Is it worth paying more for a faster web design agency?
The right framing is not faster versus slower. It is whether the agency can deliver quality within your timeline. It also depends on whether the premium for timeline compression is justified by the business value of the earlier launch. For a startup with a product launch event, timing matters. Timing matters for a funding announcement, a sales meeting with a major prospect, and an external commitment tied to a specific date. The business value of having a professional website live by that date is concrete and often significant. Paying a premium for an agency that can reliably deliver within the window is a straightforward business decision. For startups without a specific date-driven event, evaluating timeline and quality together produces better outcomes. Treating speed as a standalone priority does not work well.
What happens if the project runs over the four-week timeline?

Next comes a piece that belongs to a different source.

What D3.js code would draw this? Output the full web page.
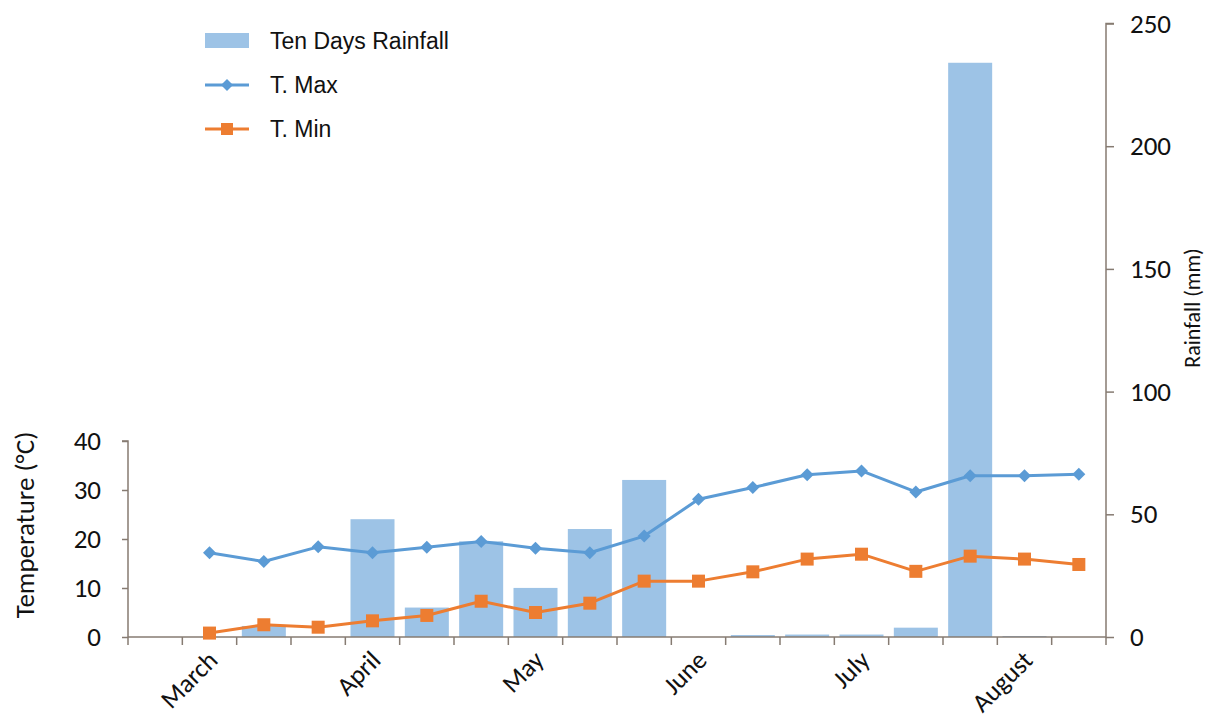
<!DOCTYPE html>
<html>
<head>
<meta charset="utf-8">
<script src="https://cdn.jsdelivr.net/npm/d3@7"></script>
<style>
  html, body { margin: 0; padding: 0; background: #fff; }
  svg { display: block; }
</style>
</head>
<body>
<svg id="chart" width="1213" height="723"></svg>
<script>
// Ten-day periods (dekads), March to August
const dekads = [
  "Mar I", "Mar II", "Mar III",
  "Apr I", "Apr II", "Apr III",
  "May I", "May II", "May III",
  "Jun I", "Jun II", "Jun III",
  "Jul I", "Jul II", "Jul III",
  "Aug I", "Aug II", "Aug III"
];
// Month names shown under the middle dekad of each month
const monthLabels = {
  "Mar II": "March", "Apr II": "April", "May II": "May",
  "Jun II": "June", "Jul II": "July", "Aug II": "August"
};
// Ten days rainfall (mm)
const rainfall = [0, 0, 4.5, 0, 48, 12, 39, 20, 44, 64, 0, 0.8, 1.0, 1.0, 3.8, 234, 0.4, 0];
// Maximum and minimum temperature (°C); no record for the first dekad
const tMax = [null, 17.2, 15.4, 18.4, 17.2, 18.3, 19.5, 18.1, 17.2, 20.6, 28.1, 30.5, 33.1, 33.9, 29.6, 32.9, 32.9, 33.2];
const tMin = [null, 0.8, 2.5, 2.0, 3.3, 4.4, 7.3, 5.0, 6.9, 11.4, 11.4, 13.3, 15.9, 16.9, 13.4, 16.5, 15.9, 14.8];
const tempTicks = [0, 10, 20, 30, 40];
const rainTicks = [0, 50, 100, 150, 200, 250];

const C = {
  bar: "#9dc3e6",
  max: "#5b9bd5",
  min: "#ed7d31",
  axis: "#867b72",
  text: "#111111"
};
const numFont = "Carlito, Lato, sans-serif";
const legFont = "'Liberation Sans', Arial, sans-serif";

const svg = d3.select("#chart");

const x0 = 128, x1 = 1106, yBase = 637;
const x = d3.scaleBand().domain(dekads).range([x0, x1]).padding(0);
const bw = x.bandwidth();
const cx = d => x(d) + bw / 2;

const yT = d3.scaleLinear().domain([0, 40]).range([yBase, 441]);
const yR = d3.scaleLinear().domain([0, 250]).range([yBase, 23.5]);

// Diamond marker: a square turned by 45 degrees
const diamond = r => `M0,${-r}L${r},0L0,${r}L${-r},0Z`;

// Rainfall bars
const barW = bw * 0.81;
svg.append("g").selectAll("rect")
  .data(dekads.map((d, i) => ({ d, v: rainfall[i] })).filter(e => e.v > 0))
  .join("rect")
  .attr("x", e => cx(e.d) - barW / 2)
  .attr("width", barW)
  .attr("y", e => yR(e.v))
  .attr("height", e => yBase - yR(e.v))
  .attr("fill", C.bar);

// Left axis (temperature)
const leftAxis = d3.axisLeft(yT).tickValues(tempTicks).tickSize(6).tickPadding(21).tickFormat(d3.format("d"));
const gL = svg.append("g").attr("transform", `translate(${x0},0)`).call(leftAxis);
gL.select(".domain").attr("stroke", C.axis).attr("stroke-width", 1.5).attr("d", `M-6,${yT(40)}H0V${yBase}`);
gL.selectAll(".tick line").attr("stroke", C.axis).attr("stroke-width", 1.5);
gL.selectAll(".tick text").attr("fill", C.text).style("font-family", numFont).style("font-size", "27px");

// Right axis (rainfall)
const rightAxis = d3.axisRight(yR).tickValues(rainTicks).tickSize(8).tickPadding(16).tickFormat(d3.format("d"));
const gR = svg.append("g").attr("transform", `translate(${x1},0)`).call(rightAxis);
gR.select(".domain").attr("stroke", C.axis).attr("stroke-width", 1.5).attr("d", `M8,${yR(250)}H0V${yBase}`);
gR.selectAll(".tick line").attr("stroke", C.axis).attr("stroke-width", 1.5);
gR.selectAll(".tick text").attr("fill", C.text).style("font-family", numFont).style("font-size", "27px");

// Category axis: tick marks at dekad boundaries
const bounds = dekads.map(d => x(d)).concat([x1]);
const gX = svg.append("g");
gX.append("line").attr("x1", x0).attr("x2", x1).attr("y1", yBase).attr("y2", yBase)
  .attr("stroke", C.axis).attr("stroke-width", 1.5);
gX.selectAll("line.tk").data(bounds).join("line").attr("class", "tk")
  .attr("x1", d => d).attr("x2", d => d).attr("y1", yBase).attr("y2", yBase + 8)
  .attr("stroke", C.axis).attr("stroke-width", 1.5);
gX.selectAll("text").data(dekads.filter(d => monthLabels[d]))
  .join("text")
  .attr("transform", d => `translate(${cx(d) - 4},${yBase + 11}) rotate(-45)`)
  .attr("text-anchor", "end")
  .attr("dy", "0.75em")
  .attr("fill", C.text)
  .style("font-family", numFont).style("font-size", "26px")
  .text(d => monthLabels[d]);

// Temperature lines
const line = d3.line().defined(v => v.t != null).x(v => cx(v.d)).y(v => yT(v.t));
const maxPts = dekads.map((d, i) => ({ d, t: tMax[i] }));
const minPts = dekads.map((d, i) => ({ d, t: tMin[i] }));

svg.append("path").datum(maxPts).attr("d", line)
  .attr("fill", "none").attr("stroke", C.max).attr("stroke-width", 3).attr("stroke-linejoin", "round");
svg.append("g").selectAll("path").data(maxPts.filter(v => v.t != null)).join("path")
  .attr("d", diamond(6.5))
  .attr("transform", v => `translate(${cx(v.d)},${yT(v.t)})`)
  .attr("fill", C.max);

svg.append("path").datum(minPts).attr("d", line)
  .attr("fill", "none").attr("stroke", C.min).attr("stroke-width", 3).attr("stroke-linejoin", "round");
svg.append("g").selectAll("rect").data(minPts.filter(v => v.t != null)).join("rect")
  .attr("x", v => cx(v.d) - 6.5).attr("y", v => yT(v.t) - 6.5)
  .attr("width", 13).attr("height", 13)
  .attr("fill", C.min);

// Axis titles
svg.append("text")
  .attr("transform", `translate(24,${(yT(40) + yBase) / 2 - 14}) rotate(-90)`)
  .attr("text-anchor", "middle").attr("dominant-baseline", "central")
  .attr("fill", C.text).style("font-family", numFont).style("font-size", "27px")
  .text("Temperature (°C)");
svg.append("text")
  .attr("transform", `translate(1192,308) rotate(-90)`)
  .attr("text-anchor", "middle").attr("dominant-baseline", "central")
  .attr("fill", C.text).style("font-family", numFont).style("font-size", "22px")
  .text("Rainfall (mm)");

// Legend
const leg = svg.append("g").style("font-family", legFont).style("font-size", "23px").attr("fill", C.text);
leg.append("rect").attr("x", 205).attr("y", 33).attr("width", 44).attr("height", 15).attr("fill", C.bar);
leg.append("text").attr("x", 270).attr("y", 41).attr("dominant-baseline", "central").text("Ten Days Rainfall");

leg.append("line").attr("x1", 205).attr("x2", 249).attr("y1", 85).attr("y2", 85).attr("stroke", C.max).attr("stroke-width", 3);
leg.append("path").attr("d", diamond(6)).attr("transform", "translate(227,85)").attr("fill", C.max);
leg.append("text").attr("x", 270).attr("y", 85).attr("dominant-baseline", "central").text("T. Max");

leg.append("line").attr("x1", 205).attr("x2", 249).attr("y1", 129).attr("y2", 129).attr("stroke", C.min).attr("stroke-width", 3);
leg.append("rect").attr("x", 221).attr("y", 123).attr("width", 12).attr("height", 12).attr("fill", C.min);
leg.append("text").attr("x", 270).attr("y", 129).attr("dominant-baseline", "central").text("T. Min");
</script>
</body>
</html>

A well-structured web design agency clearly defines contract terms for timeline extensions. This includes delays caused by clients and delays caused by the agency. Client-side delays extend the timeline by the number of delayed days. The team adjusts the launch date accordingly. For agency-side delays, reputable agencies usually absorb the extra time within the agreed budget. They also communicate early when timelines are at risk. A signed scope document with clear dependencies makes accountability easy to understand. Without this documentation, it becomes difficult to separate client delays from agency failures. This often leads to disputes that benefit no one.